SLF4J: Class path contains multiple SLF4J bindings. SLF4J: Found binding in [jar:file:/opt/apps/ecm/service/hbase/1.4.9-1.0.0/package/hbase-1.4.9-1.0.0/lib/slf4j-log4j12-1.7.10.jar!/org/slf4j/impl/StaticLoggerBinder.class] SLF4J: Found binding in [jar:file:/opt/apps/ecm/service/hadoop/2.8.5-1.5.3/package/hadoop-2.8.5-1.5.3/share/hadoop/common/lib/slf4j-log4j12-1.7.10.jar!/org/slf4j/impl/StaticLoggerBinder.class] SLF4J: See http://www.slf4j.org/codes.html#multiple_bindings for an explanation. SLF4J: Actual binding is of type [org.slf4j.impl.Log4jLoggerFactory] HBase Shell Use "help" to get list of supported commands. Use "exit" to quit this interactive shell. Version 1.4.9, r8214a16c5d80f077abf1aa01bb312851511a2b15, Thu Jan 31 20:35:22 CST 2019 hbase(main):001:0> -
Run basic HBase Shell commands to verify the connection and explore your data. Create a table The following command creates a table named
contactswith two column families:personalandoffice.hbase(main):001:0> create 'contacts', 'personal', 'office'Write data
hbase(main):002:0> put 'contacts', '1000', 'personal:name', 'John Dole' hbase(main):003:0> put 'contacts', '1000', 'personal:phone', '1-425-000-0001' hbase(main):004:0> put 'contacts', '1000', 'office:phone', '1-425-000-0002' hbase(main):005:0> put 'contacts', '1000', 'office:address', '1111 San Gabriel Dr.'Read data
hbase(main):006:0> get 'contacts', '1000'Scan the table
hbase(main):007:0> scan 'contacts'Delete the table
hbase(main):008:0> disable 'contacts' hbase(main):009:0> drop 'contacts'Run
helpto see all available commands, orexitto quit HBase Shell.
Access HBase from big data frameworks
Use Spark to access HBase
Use the spark-hbase-connector library to read from and write to HBase tables in Spark jobs.
Use Hadoop to access HBase
Use MapReduce to process HBase data.
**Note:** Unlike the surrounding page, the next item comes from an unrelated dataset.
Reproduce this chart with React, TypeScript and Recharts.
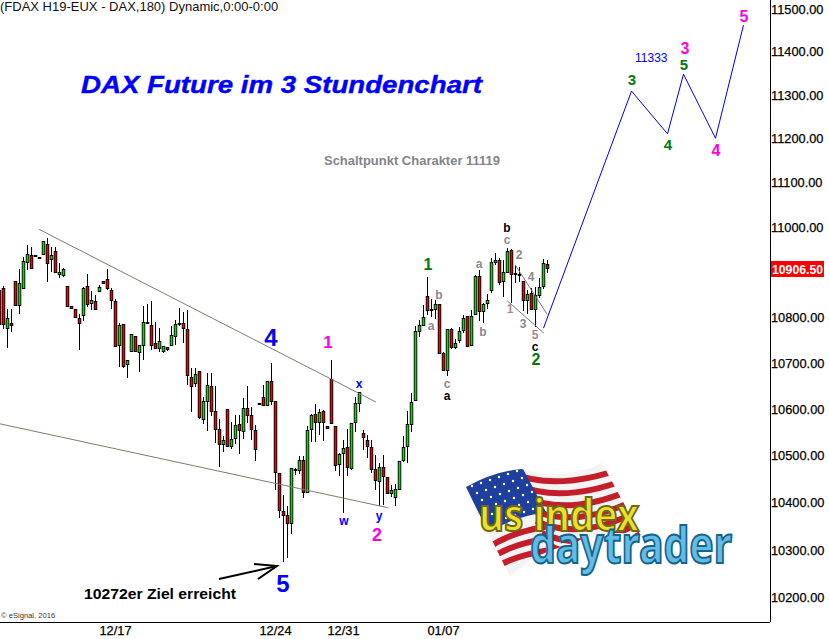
import React from 'react';
import { ComposedChart, Bar, Line, XAxis, YAxis, ReferenceLine } from 'recharts';

const opens = [
  10857, 10862, 10775, 10786, 10877, 10825, 10863, 10920, 10936, 10936,
  10931, 10939, 10961, 10926, 10945, 10894, 10892, 10866, 10822, 10815,
  10797, 10803, 10866, 10830, 10833, 10856, 10877, 10882, 10857, 10833,
  10738, 10782, 10695, 10725, 10756, 10721, 10738, 10788, 10780, 10741,
  10730, 10725, 10732, 10738, 10756, 10786, 10786, 10773, 10667, 10654,
  10680, 10577, 10616, 10647, 10593, 10555, 10522, 10597, 10518, 10535,
  10565, 10550, 10601, 10584, 10552, 10612, 10623, 10607, 10658, 10615,
  10461, 10380, 10371, 10354, 10470, 10468, 10489, 10420, 10555, 10587,
  10571, 10593, 10561, 10664, 10561, 10480, 10503, 10516, 10471, 10571,
  10612, 10546, 10532, 10516, 10469, 10443, 10474, 10453, 10418, 10410,
  10427, 10489, 10518, 10566, 10617, 10768, 10781, 10844, 10817, 10815,
  10827, 10720, 10683, 10772, 10732, 10748, 10771, 10801, 10736, 10806,
  10888, 10812, 10830, 10859, 10920, 10924, 10877, 10899, 10946, 10895,
  10894, 10877, 10835, 10852, 10815, 10848, 10866, 10915,
];
const highs = [
  10860, 10867, 10817, 10817, 10877, 10904, 10931, 10959, 10954, 10936,
  10931, 10967, 10974, 10954, 10954, 10917, 10906, 10866, 10822, 10815,
  10804, 10865, 10893, 10855, 10846, 10868, 10877, 10904, 10862, 10839,
  10786, 10784, 10704, 10762, 10756, 10738, 10822, 10828, 10833, 10788,
  10775, 10735, 10732, 10778, 10791, 10819, 10810, 10813, 10686, 10686,
  10680, 10625, 10675, 10675, 10648, 10576, 10539, 10597, 10569, 10584,
  10584, 10621, 10647, 10603, 10564, 10612, 10650, 10658, 10697, 10615,
  10461, 10413, 10390, 10472, 10472, 10496, 10496, 10562, 10587, 10608,
  10597, 10596, 10561, 10704, 10561, 10504, 10532, 10555, 10567, 10625,
  10634, 10553, 10542, 10532, 10500, 10482, 10500, 10453, 10435, 10438,
  10487, 10539, 10594, 10633, 10778, 10791, 10824, 10887, 10839, 10836,
  10828, 10722, 10773, 10775, 10751, 10777, 10802, 10801, 10813, 10891,
  10902, 10830, 10849, 10929, 10940, 10929, 10925, 10952, 10948, 10914,
  10910, 10877, 10858, 10862, 10865, 10884, 10927, 10925,
];
const lows = [
  10766, 10773, 10731, 10766, 10825, 10805, 10859, 10903, 10905, 10933,
  10928, 10939, 10876, 10899, 10896, 10883, 10887, 10823, 10819, 10799,
  10725, 10790, 10821, 10814, 10817, 10852, 10874, 10857, 10816, 10733,
  10690, 10688, 10664, 10725, 10725, 10679, 10703, 10783, 10725, 10729,
  10723, 10719, 10723, 10734, 10736, 10780, 10742, 10649, 10591, 10645,
  10577, 10567, 10550, 10582, 10525, 10473, 10504, 10518, 10512, 10521,
  10500, 10532, 10567, 10533, 10486, 10609, 10606, 10607, 10606, 10424,
  10365, 10272, 10281, 10333, 10457, 10457, 10407, 10420, 10526, 10526,
  10542, 10530, 10558, 10567, 10465, 10454, 10377, 10454, 10467, 10550,
  10590, 10511, 10493, 10461, 10426, 10391, 10394, 10417, 10410, 10392,
  10427, 10484, 10482, 10549, 10614, 10753, 10780, 10802, 10799, 10795,
  10720, 10681, 10670, 10730, 10730, 10741, 10762, 10735, 10733, 10802,
  10789, 10786, 10815, 10852, 10914, 10869, 10844, 10896, 10828, 10873,
  10876, 10810, 10804, 10813, 10777, 10839, 10861, 10896,
];
const closes = [
  10784, 10783, 10797, 10781, 10825, 10873, 10922, 10938, 10906, 10933,
  10928, 10967, 10917, 10936, 10899, 10899, 10905, 10823, 10819, 10799,
  10786, 10862, 10828, 10835, 10817, 10864, 10874, 10863, 10837, 10735,
  10780, 10692, 10704, 10762, 10725, 10738, 10788, 10786, 10736, 10730,
  10745, 10734, 10729, 10758, 10784, 10783, 10775, 10671, 10647, 10673,
  10580, 10615, 10649, 10594, 10555, 10522, 10531, 10518, 10533, 10563,
  10552, 10601, 10586, 10555, 10513, 10609, 10607, 10658, 10616, 10462,
  10382, 10371, 10354, 10472, 10468, 10489, 10420, 10552, 10584, 10569,
  10591, 10571, 10558, 10567, 10477, 10501, 10514, 10474, 10567, 10610,
  10634, 10538, 10518, 10469, 10446, 10474, 10455, 10418, 10425, 10426,
  10487, 10516, 10565, 10614, 10767, 10780, 10799, 10813, 10813, 10826,
  10720, 10683, 10772, 10733, 10741, 10767, 10797, 10735, 10801, 10888,
  10812, 10828, 10835, 10920, 10924, 10876, 10897, 10945, 10894, 10893,
  10892, 10835, 10850, 10815, 10846, 10864, 10917, 10906.5,
];

const priceTicks = [10200, 10300, 10400, 10500, 10600, 10700, 10800, 11000, 11100, 11200, 11300, 11400, 11500];
const dateTicks = [29, 69, 86, 111];
const dateLabels = ['12/17', '12/24', '12/31', '01/07'];

// projected wave count
const forecastIndex = [136, 158, 167, 171, 179, 186];
const forecastPrice = [10774, 11307, 11209, 11346, 11199, 11460];

// trend lines as [index, price, index, price]
const trendLines = [
  [9.9, 10993, 94.1, 10613, '#85796b'],
  [0.13, 10566, 97.1, 10387, '#85796b'],
  [128.9, 10914, 136.95, 10804, '#777777'],
  [126.95, 10834, 136.1, 10763, '#777777'],
];

const candles = opens.map((open, i) => ({
  i,
  open,
  close: closes[i],
  range: [lows[i], highs[i]],
}));
const forecast = forecastIndex.map((i, n) => ({ i, price: forecastPrice[n] }));

const Candle = (props: any) => {
  const { x, y, width, height, payload } = props;
  const [low, high] = payload.range;
  const h = Math.abs(height);
  // the axis is logarithmic, so place the body in log space between high and low
  const yOf = (v: number) => y + (Math.log(high / v) / Math.log(high / low)) * h;
  const cx = Math.floor(x + width / 2);
  const top = Math.round(yOf(Math.max(payload.open, payload.close)));
  const bottom = Math.max(Math.round(yOf(Math.min(payload.open, payload.close))), top + 1);
  const fill = payload.close < payload.open ? '#d80c0c' : '#18d018';
  return (
    <g>
      <rect x={cx} y={Math.round(y)} width={1} height={Math.max(Math.round(h), 1)} fill="#000" />
      <rect x={cx - 1.25} y={top} width={3.5} height={bottom - top + 1} fill="#000" />
      {bottom - top > 1 && <rect x={cx - 0.4} y={top + 1} width={1.8} height={bottom - top - 1} fill={fill} />}
    </g>
  );
};

const BLUE = '#0000ff';
const PINK = '#ff00e0';
const GREEN = '#007a10';
const GREY = '#8a8a8a';
const BLACK = '#000000';

const notes: [string, number, number, string, number][] = [
  ['4', 271, 346, BLUE, 24],
  ['5', 283, 592, BLUE, 24],
  ['1', 328, 348, PINK, 17],
  ['x', 359, 388, BLUE, 12],
  ['w', 344, 525, BLUE, 12],
  ['y', 379, 520, BLUE, 12],
  ['2', 377, 541, PINK, 18],
  ['1', 428, 270, GREEN, 16],
  ['a', 431, 330, GREY, 12],
  ['b', 439, 299, GREY, 12],
  ['c', 447, 388, GREY, 12],
  ['a', 447, 400, BLACK, 12],
  ['a', 479, 268, GREY, 12],
  ['b', 483, 336, GREY, 12],
  ['c', 507, 244, GREY, 12],
  ['b', 507, 232, BLACK, 12],
  ['2', 519, 259, GREY, 12],
  ['1', 510, 313, '#b08a8a', 12],
  ['3', 523, 328, GREY, 12],
  ['4', 531, 281, GREY, 12],
  ['5', 535, 339, '#a08a90', 12],
  ['c', 535, 351, BLACK, 12],
  ['2', 536, 365, GREEN, 16],
  ['3', 632, 85, GREEN, 15],
  ['3', 685, 54, PINK, 16],
  ['5', 684, 70, GREEN, 15],
  ['4', 668, 150, GREEN, 15],
  ['4', 716, 156, PINK, 16],
  ['5', 744, 22, PINK, 16],
];

const stripeRows = [0, 1, 2, 3, 4, 5, 6];

const Logo = () => (
  <g>
    <defs>
      <clipPath id="flagClip">
        <path d="M466 487 Q495 471 522 469 Q565 482 602 463 L641 535 Q600 528 570 545 Q535 552 510 577 Z" />
      </clipPath>
    </defs>
    <g clipPath="url(#flagClip)">
      <rect x="460" y="455" width="190" height="130" fill="#f4f4f4" />
      {stripeRows.map((n) => (
        <path
          key={n}
          d={`M${512 + n * 6} ${473 + n * 12} Q${560 + n * 5} ${494 + n * 12} ${640} ${462 + n * 12}`}
          fill="none"
          stroke="#c41e2a"
          strokeWidth={6}
        />
      ))}
      {[0, 1, 2].map((n) => (
        <path
          key={n}
          d={`M488 ${548 + n * 12} Q510 ${532 + n * 12} 550 ${526 + n * 12}`}
          fill="none"
          stroke="#c41e2a"
          strokeWidth={6}
        />
      ))}
      <path d="M462 487 Q495 468 522 467 L546 512 Q510 518 490 532 Z" fill="#1f3f9e" />
      {[0, 1, 2, 3, 4, 5].map((r) =>
        [0, 1, 2, 3, 4, 5].map((c) => (
          <circle key={`${r}-${c}`} cx={472 + c * 9 + r * 5} cy={486 - c * 3 + r * 7} r={1.2} fill="#ffffff" />
        )),
      )}
    </g>
    <g fontFamily="'Noto Sans', sans-serif" fontWeight={700}>
      <text
        x={479}
        y={531}
        fontSize={44}
        textLength={160}
        lengthAdjust="spacingAndGlyphs"
        fill="#eee02a"
        stroke="#6d6a12"
        strokeWidth={2}
      >
        us index
      </text>
      <text
        x={530}
        y={563}
        fontSize={50}
        textLength={202}
        lengthAdjust="spacingAndGlyphs"
        fill="#62bce4"
        stroke="#14648c"
        strokeWidth={2}
      >
        daytrader
      </text>
    </g>
  </g>
);

const Overlay = () => (
  <svg
    width={829}
    height={639}
    style={{ position: 'absolute', left: 0, top: 0, pointerEvents: 'none' }}
    fontFamily="'Liberation Sans', Arial, sans-serif"
  >
    <text x={0} y={11} fontSize={13} fill="#111">
      (FDAX H19-EUX - DAX,180) Dynamic,0:00-0:00
    </text>
    <text
      x={81}
      y={93}
      fontSize={24}
      fontWeight={700}
      fontStyle="italic"
      fill={BLUE}
      stroke={BLUE}
      strokeWidth={0.4}
      textLength={401}
      lengthAdjust="spacingAndGlyphs"
    >
      DAX Future im 3 Stundenchart
    </text>
    <text x={324} y={165} fontSize={13} fontWeight={700} fill="#84848c" textLength={176} lengthAdjust="spacingAndGlyphs">
      Schaltpunkt Charakter 11119
    </text>
    <text x={635} y={62} fontSize={12} fill={BLUE}>
      11333
    </text>
    {notes.map(([label, x, y, color, size], n) => (
      <text key={n} x={x} y={y} fontSize={size} fontWeight={700} fill={color} textAnchor="middle">
        {label}
      </text>
    ))}
    <text x={84} y={599} fontSize={14.5} fontWeight={700} fill="#000" textLength={152} lengthAdjust="spacingAndGlyphs">
      10272er Ziel erreicht
    </text>
    <text x={1} y={618} fontSize={7.6} fill="#333">
      © eSignal, 2016
    </text>
    <g stroke="#000" strokeWidth={2} fill="none">
      <path d="M219 579 L277 566" />
      <path d="M254 564 L277 566 L258 579" />
    </g>
    <rect x={771} y={261} width={53} height={16} fill="#ff0000" />
    <text x={772} y={274} fontSize={12.8} fill="#fff" fontWeight={700} textLength={51} lengthAdjust="spacingAndGlyphs">
      {closes[closes.length - 1].toFixed(2)}
    </text>
    <Logo />
  </svg>
);

const axisFont = {
  fontSize: 12.8,
  fill: '#000',
  stroke: '#000',
  strokeWidth: 0.25,
  fontFamily: "'Liberation Sans', Arial, sans-serif",
};

export default function App() {
  return (
    <div style={{ position: 'absolute', left: 0, top: 0, width: 829, height: 639, background: '#fff' }}>
      <ComposedChart
        width={829}
        height={639}
        data={candles}
        margin={{ top: 0, right: 0, bottom: 0, left: 0 }}
      >
        <XAxis
          dataKey="i"
          type="number"
          domain={[0.125, 192.625]}
          allowDataOverflow
          ticks={dateTicks}
          interval={0}
          height={17}
          tickLine={false}
          axisLine={{ stroke: '#000', shapeRendering: 'crispEdges' }}
          tickMargin={0}
          tick={{ ...axisFont, dy: -2 }}
          tickFormatter={(v: number) => dateLabels[dateTicks.indexOf(v)]}
        />
        <YAxis
          orientation="right"
          scale="log"
          type="number"
          domain={[10148, 11518.75]}
          allowDataOverflow
          ticks={priceTicks}
          interval={0}
          width={59}
          tickLine={false}
          axisLine={{ stroke: '#000', shapeRendering: 'crispEdges' }}
          tickMargin={0}
          tick={{ ...axisFont, textAnchor: 'start', dx: -5, dy: 1 }}
          tickFormatter={(v: number) => v.toFixed(2)}
        />
        {trendLines.map(([x1, y1, x2, y2, color], n) => (
          <ReferenceLine
            key={n}
            segment={[
              { x: x1, y: y1 },
              { x: x2, y: y2 },
            ]}
            stroke={color as string}
            strokeWidth={1}
          />
        ))}
        <Bar dataKey="range" barSize={3} shape={Candle} isAnimationActive={false} />
        <Line
          data={forecast}
          dataKey="price"
          stroke="#0000e0"
          strokeWidth={1}
          dot={false}
          activeDot={false}
          isAnimationActive={false}
        />
      </ComposedChart>
      <Overlay />
    </div>
  );
}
See HBase MapReduce examples for complete code samples.
Use Hive to access HBase
-
Log in to the master node of the Hive cluster and add the ZooKeeper node's IP address to the hosts file. Replace
$zk_ipwith the actual IP address of the ZooKeeper node in the HBase cluster.$zk_ip emr-cluster -
Follow the Hive HBase Integration guide to complete the integration.